The first decision was issued on June 13 in the consolidated cases of Halo Electronics v. Pulse Electronics and Stryker v. Zimmer, making it easier for patent owners to obtain treble damages in the event of wilful infringement.
Halo and Stryker each won separate patent infringement suits in district court and each sought enhanced damages under Patent Act §284, which provides that in the event of wilful infringement, “the court may increase the damages up to three times the amount,” but both plaintiffs were denied enhanced damages on the grounds that they failed to satisfy the Seagate test, established by the Federal Circuit in 2007. (Halo was denied enhanced damages by the district court; Stryker was granted enhanced damages in district court, but they were reversed by the Federal Circuit.)
In Seagate, the Federal Circuit held that a patent owner who wishes to recover enhanced damages for wilful infringement must prove by clear and convincing evidence that the infringer (a) acted despite an objectively high likelihood that its actions constituted infringement (the objective prong) and (b) knew or should have known of that risk (the subjective prong).

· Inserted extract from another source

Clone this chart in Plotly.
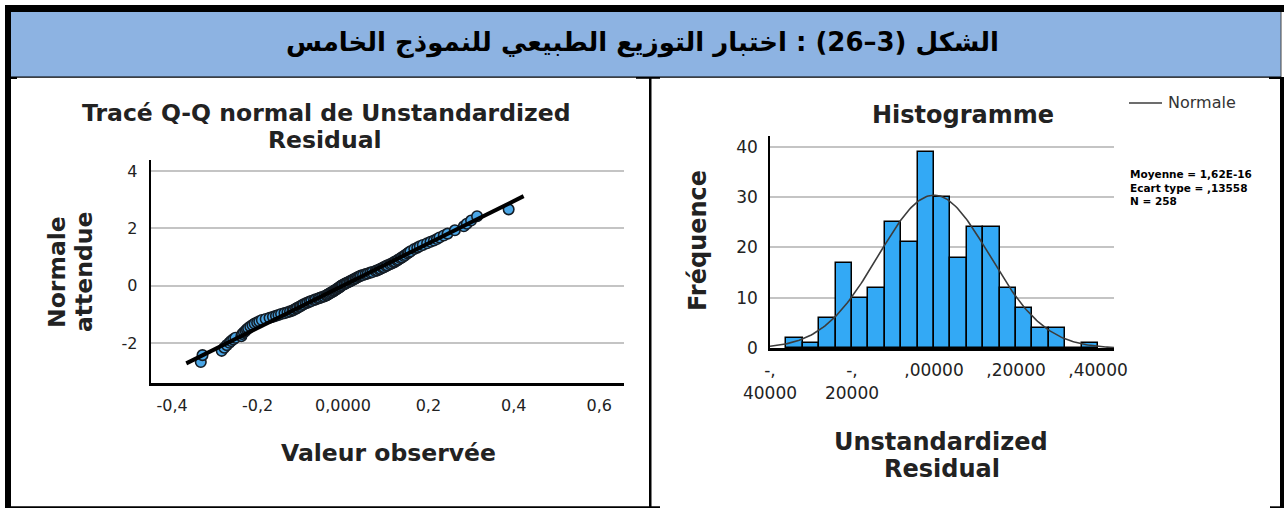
import math
import plotly.graph_objects as go

W, H = 1284, 508

# ---------------- data ----------------
# Q-Q plot: observed unstandardized residuals (x) vs expected normal values (y)
qq_observed = [-0.333, -0.329, -0.284, -0.278, -0.272, -0.266, -0.262, -0.257, -0.252,
               -0.238, -0.236, -0.232, -0.228, -0.225, -0.222, -0.217, -0.212, -0.207,
               -0.201, -0.196, -0.190, -0.181, -0.172, -0.164, -0.157, -0.151, -0.145,
               -0.137, -0.130, -0.124, -0.118, -0.115, -0.110, -0.107, -0.102, -0.099,
               -0.095, -0.092, -0.087, -0.083, -0.078, -0.074, -0.068, -0.064, -0.058,
               -0.054, -0.049, -0.044, -0.039, -0.037, -0.034, -0.031, -0.028, -0.025,
               -0.022, -0.020, -0.017, -0.015, -0.012, -0.010, -0.007, -0.006, -0.003,
               -0.001, 0.003, 0.005, 0.009, 0.012, 0.016, 0.019, 0.022, 0.025, 0.029,
               0.031, 0.035, 0.038, 0.042, 0.047, 0.053, 0.058, 0.064, 0.069, 0.076,
               0.080, 0.085, 0.088, 0.093, 0.096, 0.101, 0.104, 0.110, 0.114, 0.119,
               0.122, 0.127, 0.130, 0.135, 0.138, 0.143, 0.146, 0.151, 0.154, 0.158,
               0.167, 0.174, 0.180, 0.187, 0.197, 0.205, 0.213, 0.220, 0.226, 0.236,
               0.245, 0.262, 0.283, 0.290, 0.300, 0.314, 0.388]
qq_expected = [-2.66, -2.42, -2.27, -2.16, -2.07, -1.99, -1.93, -1.87, -1.815,
               -1.76, -1.681, -1.62, -1.573, -1.52, -1.480, -1.42, -1.372, -1.32,
               -1.280, -1.24, -1.196, -1.16, -1.120, -1.085, -1.050, -1.02, -0.985,
               -0.955, -0.924, -0.895, -0.867, -0.839, -0.798, -0.772, -0.733, -0.708,
               -0.672, -0.647, -0.612, -0.589, -0.554, -0.533, -0.499, -0.477, -0.445,
               -0.424, -0.392, -0.371, -0.340, -0.319, -0.289, -0.269, -0.239, -0.220,
               -0.190, -0.170, -0.141, -0.121, -0.092, -0.073, -0.044, -0.024, 0.005,
               0.024, 0.053, 0.073, 0.102, 0.121, 0.151, 0.170, 0.200, 0.220, 0.249,
               0.269, 0.300, 0.319, 0.350, 0.371, 0.403, 0.424, 0.456, 0.477, 0.510,
               0.533, 0.566, 0.589, 0.624, 0.647, 0.684, 0.708, 0.746, 0.772, 0.812,
               0.839, 0.881, 0.910, 0.955, 0.986, 1.034, 1.068, 1.120, 1.157, 1.196,
               1.280, 1.325, 1.372, 1.420, 1.480, 1.530, 1.573, 1.625, 1.681, 1.750,
               1.815, 1.93, 2.07, 2.16, 2.27, 2.42, 2.66]
qq_line_x = [-0.367, 0.423]          # extent of the fitted reference line

# Histogram
hist_bin_start = [-0.36, -0.32, -0.28, -0.24, -0.20, -0.16, -0.12, -0.08, -0.04, 0.00,
                  0.04, 0.08, 0.12, 0.16, 0.20, 0.24, 0.28, 0.32, 0.36]
hist_counts = [2, 1, 6, 17, 10, 12, 25, 21, 39, 30, 18, 24, 24, 12, 8, 4, 4, 0, 1]
bin_width = 0.04
resid_mean = 1.62e-16
resid_sd = 0.13558
resid_n = 258

qq_xticks = [-0.4, -0.2, 0.0, 0.2, 0.4, 0.6]
qq_xticktext = ["-0,4", "-0,2", "0,0000", "0,2", "0,4", "0,6"]
qq_yticks = [-2, 0, 2, 4]
qq_yticktext = ["-2", "0", "2", "4"]
hist_xticks = [-0.4, -0.2, 0.0, 0.2, 0.4]
hist_xticktext = ["-,<br>40000", "-,<br>20000", ",00000", ",20000", ",40000"]
hist_yticks = [0, 10, 20, 30, 40]

title_ar = "\u202Bالشكل (3\u201326) : اختبار التوزيع الطبيعي للنموذج الخامس\u202C"
stats_text = "Moyenne = 1,62E-16<br>Ecart type = ,13558<br>N = 258"

# ---------------- helpers ----------------
def fx(px):
    return px / W

def fy(py):
    return 1 - py / H

FONT = "DejaVu Sans"
TXT = "#222222"

fig = go.Figure()

# Q-Q plot: points, then the fitted line on top
fig.add_trace(go.Scatter(
    x=qq_observed, y=qq_expected, mode="markers",
    marker=dict(size=10.5, color="#4AA6E6", line=dict(color="#141c24", width=1.6)),
    xaxis="x", yaxis="y", showlegend=False, hoverinfo="skip"))
fig.add_trace(go.Scatter(
    x=qq_line_x, y=[(v - resid_mean) / resid_sd for v in qq_line_x], mode="lines",
    line=dict(color="black", width=4), xaxis="x", yaxis="y", showlegend=False,
    hoverinfo="skip"))

# Histogram
fig.add_trace(go.Bar(
    x=[s + bin_width / 2 for s in hist_bin_start], y=hist_counts, width=bin_width,
    marker=dict(color="#33A9F5", line=dict(color="black", width=1.5)),
    xaxis="x2", yaxis="y2", showlegend=False, hoverinfo="skip"))

x_lo, x_hi = -0.40, 0.439
steps = 200
curve_x = [x_lo + (x_hi - x_lo) * i / steps for i in range(steps + 1)]
curve_y = [resid_n * bin_width / (resid_sd * math.sqrt(2 * math.pi)) *
           math.exp(-0.5 * ((v - resid_mean) / resid_sd) ** 2) for v in curve_x]
fig.add_trace(go.Scatter(
    x=curve_x, y=curve_y, mode="lines", line=dict(color="#3c3c3c", width=1.6),
    xaxis="x2", yaxis="y2", showlegend=False, hoverinfo="skip"))

tickfont = dict(family=FONT, size=16, color=TXT)
axis_common = dict(showline=True, linecolor="black", zeroline=False, ticks="",
                   automargin=False, fixedrange=True)

fig.update_layout(
    template="none",
    width=W, height=H, margin=dict(l=0, r=0, t=0, b=0, pad=0, autoexpand=False),
    paper_bgcolor="white", plot_bgcolor="white", showlegend=False,
    xaxis=dict(domain=[fx(150.7), fx(624.3)], range=[-0.4503, 0.6588],
               tickvals=qq_xticks, ticktext=qq_xticktext, showgrid=False,
               linewidth=2.5, anchor="y", ticklabelstandoff=6, tickfont=tickfont,
               **axis_common),
    yaxis=dict(domain=[fy(382.7), fy(160)], range=[-3.38, 4.38],
               tickvals=qq_yticks, ticktext=qq_yticktext, showgrid=True,
               gridcolor="#C4C4C4", gridwidth=1.5,
               linewidth=2, anchor="x", ticklabelstandoff=8, tickfont=tickfont,
               **axis_common),
    xaxis2=dict(domain=[fx(770), fx(1114)], range=[-0.40, 0.439],
                tickvals=hist_xticks, ticktext=hist_xticktext, showgrid=False,
                linewidth=2.5, anchor="y2", ticklabelstandoff=5,
                tickfont=dict(family=FONT, size=17, color=TXT), **axis_common),
    yaxis2=dict(domain=[fy(348.3), fy(136)], range=[0, 42.1],
                tickvals=hist_yticks, showgrid=True, gridcolor="#C4C4C4", gridwidth=1.5,
                linewidth=1.5, anchor="x2", ticklabelstandoff=7,
                tickfont=dict(family=FONT, size=17, color=TXT), **axis_common),
    bargap=0,
)

# ---------------- frame / table borders ----------------
def rect(x0, y0, x1, y1, color):
    fig.add_shape(type="rect", xref="paper", yref="paper", x0=fx(x0), x1=fx(x1),
                  y0=fy(y1), y1=fy(y0), fillcolor=color, line=dict(width=0),
                  layer="above")

rect(11, 12, 1281, 77, "#8DB3E2")      # title band
rect(5, 5, 1284, 12, "black")          # top border
rect(5, 5, 11, 508, "black")           # left border
rect(1280, 77, 1284, 508, "black")     # right border
rect(1280.5, 12, 1281.5, 77, "#444444")
rect(11, 76.5, 1281, 77.8, "black")    # line under the band
rect(11, 77, 17, 79, "black")
rect(636, 77, 660, 78.8, "black")
rect(1269, 77, 1284, 79, "black")
rect(649, 77, 651.5, 508, "black")     # cell divider
rect(5, 506.3, 660, 508, "black")      # bottom of left cell
rect(1270, 506.3, 1284, 508, "black")

# ---------------- texts ----------------
def text(x, y, s, size, bold=False, color=TXT, xanchor="center", yanchor="middle",
         angle=0, family=FONT, align="center"):
    fig.add_annotation(xref="paper", yref="paper", x=fx(x), y=fy(y), text=s,
                       showarrow=False, xanchor=xanchor, yanchor=yanchor,
                       textangle=angle, align=align,
                       font=dict(family=family, size=size, color=color,
                                 weight="bold" if bold else "normal"))

text(642, 43, title_ar, 26, bold=True, color="black")

text(326, 113, "Tracé Q-Q normal de Unstandardized", 23.5, bold=True)
text(325, 140, "Residual", 23.5, bold=True)
text(57, 272, "Normale", 23.5, bold=True, angle=-90)
text(84, 272, "attendue", 23.5, bold=True, angle=-90)
text(388, 453, "Valeur observée", 23.5, bold=True)

text(963, 115, "Histogramme", 24, bold=True)
text(698, 241, "Fréquence", 24, bold=True, angle=-90)
text(941, 442, "Unstandardized", 24, bold=True)
text(942, 469, "Residual", 24, bold=True)

# legend
fig.add_shape(type="line", xref="paper", yref="paper", x0=fx(1129), x1=fx(1162),
              y0=fy(103), y1=fy(103), line=dict(color="#3c3c3c", width=1.6))
text(1166, 103, "Normale", 16, color="#333333", xanchor="left")
text(1128, 166, stats_text, 10.5, bold=True, color="black", xanchor="left",
     yanchor="top", align="left")

fig.write_html("out.html")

In Halo and Stryker, the Supreme Court struck down the Seagate test as “unduly rigid,” finding district courts should have greater discretion to determine when enhanced damages are appropriate. A plaintiff still must prove infringement was wilful and egregious, but Seagate’s clear and convincing standard no longer applies; instead, plaintiff must satisfy only a lesser preponderance of the evidence standard and the two-part Seagate test no longer applies.
The second decision was issued on June 20, in Cuozzo Speed Technologies v. Lee, ensuring that post-grant proceedings to invalidate patent claims at the U.S. Patent Trial and Appeal Board (PTAB) will remain a valuable tactic in patent disputes.
Such administrative proceedings, including inter partes review, post grant review and covered business method review became available when the America Invents Act (AIA) came into effect in 2012. Originally intended as mechanisms for quickly and inexpensively challenging poor quality patents, some patent owners criticize the administrative proceedings, claiming they drive up the cost and length of disputes, while accused infringers respond that they are an essential check on wrongful threats and litigation.
In any event, the Cuozzo case addressed two important aspects of such post-grant proceedings. First, the Court ruled that absent a Constitutional violation or clear abuse of discretion, PTAB decisions may not be appealed. Second, the Court upheld the PTAB’s continued application of the “broadest reasonable construction” standard when construing the claims of a patent.
On that last point, in litigation, federal courts apply a narrower “plain and ordinary meaning” standard, which makes it more difficult to invalidate the claims of a patent, and Cuozzo argued that narrower standard should also apply to PTAB proceedings. The Court disagreed, finding the AIA failed to specify which claim construction standard should apply, but litigation and administrative actions differ in various respects and the Patent Office did not act unreasonably when it decided the broadest reasonable construction standard should apply.
In summary, the Court handed one win to patent owners, making it easier for them to recover treble damages for willful infringement, and one to alleged infringers, maintaining the status quo in post-grant invalidation proceedings, ensuring that legal and administrative proceedings will both continue to play a key role in the resolution of patent disputes.